Em 2017, Correntina tinha 164 mil hectares de plantio de soja. Em 2023, a área saltou para 192 mil hectares. O município tem 41% do território destinado à agricultura.

Parte dessas lavouras é irrigada por sistemas de pivôs centrais, grandes estruturas mecanizadas com capacidade para consumir cerca de 50 mil litros de água por hectare por dia. Para comparação, uma pessoa precisa de 110 litros de água por dia para atender às suas necessidades básicas, segundo Organização das Nações Unidas (ONU).  

70% da irrigação por pivôs está no Cerrado, onde encontra-se o aquífero Urucuia. "Com a chegada da soja na região, chegaram os primeiros pivôs centrais. Por exemplo, aqui o primeiro pivô central que chegou foi no início dos anos 90", conta Beltrão.  

Em 2024, o Brasil somava 2,2 milhões de hectares irrigados por pivôs centrais, de acordo com levantamento da Embrapa. São Desidério, no oeste baiano, tem maior área irrigada por pivôs do país. Em 2023, São Desidério tinha mais de 53% do território ocupado por atividades agropecuárias, com mais de 357 mil hectares de plantações de soja. Naquele ano, o município ficou no topo da lista dos mais desmatados.

De acordo com o Atlas da Irrigação produzido pela ANA, o Brasil está entre os dez países com a maior área equipada para irrigação do mundo. O relatório aponta um aumento de 43,3% da área efetivamente irrigada por pivôs centrais no Brasil entre 2006 e 2014. Atualmente, o Brasil soma mais de 30 mil pivôs captando água das superfícies e dos aquíferos para as plantações.  

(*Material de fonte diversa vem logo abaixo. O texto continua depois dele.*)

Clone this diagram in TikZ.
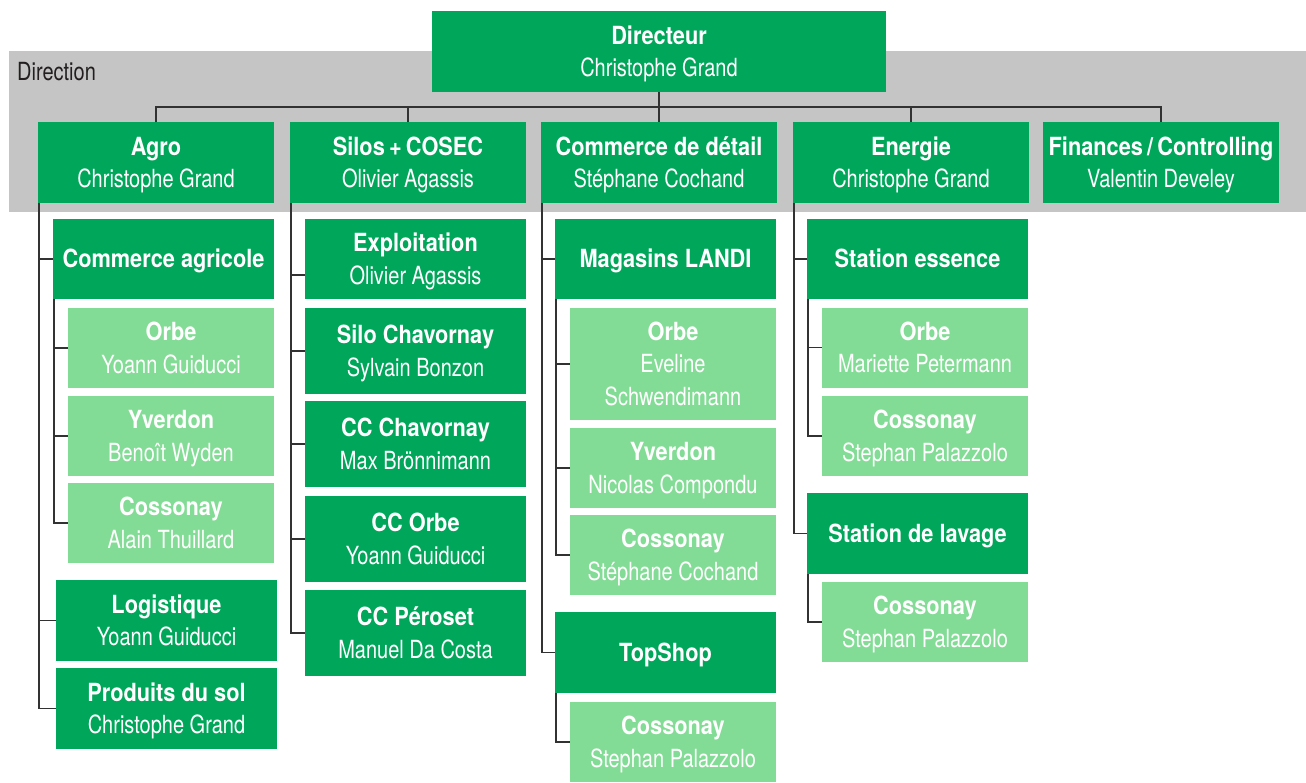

Em 2023, o Relatório de Conflitos no Campo da Comissão Pastoral da Terra (CPT) identificou 34 casos de conflitos relacionados ao acesso à água em áreas rurais da Bahia, afetando 2.264 famílias. "A partir dos anos 90, inúmeros riachos e veredas começaram a secar. Aí houve um verdadeiro colapso na agricultura familiar", lamenta Beltrão. A Bahia lidera a lista de estado com maior número de conflitos relacionados à escassez hídrica.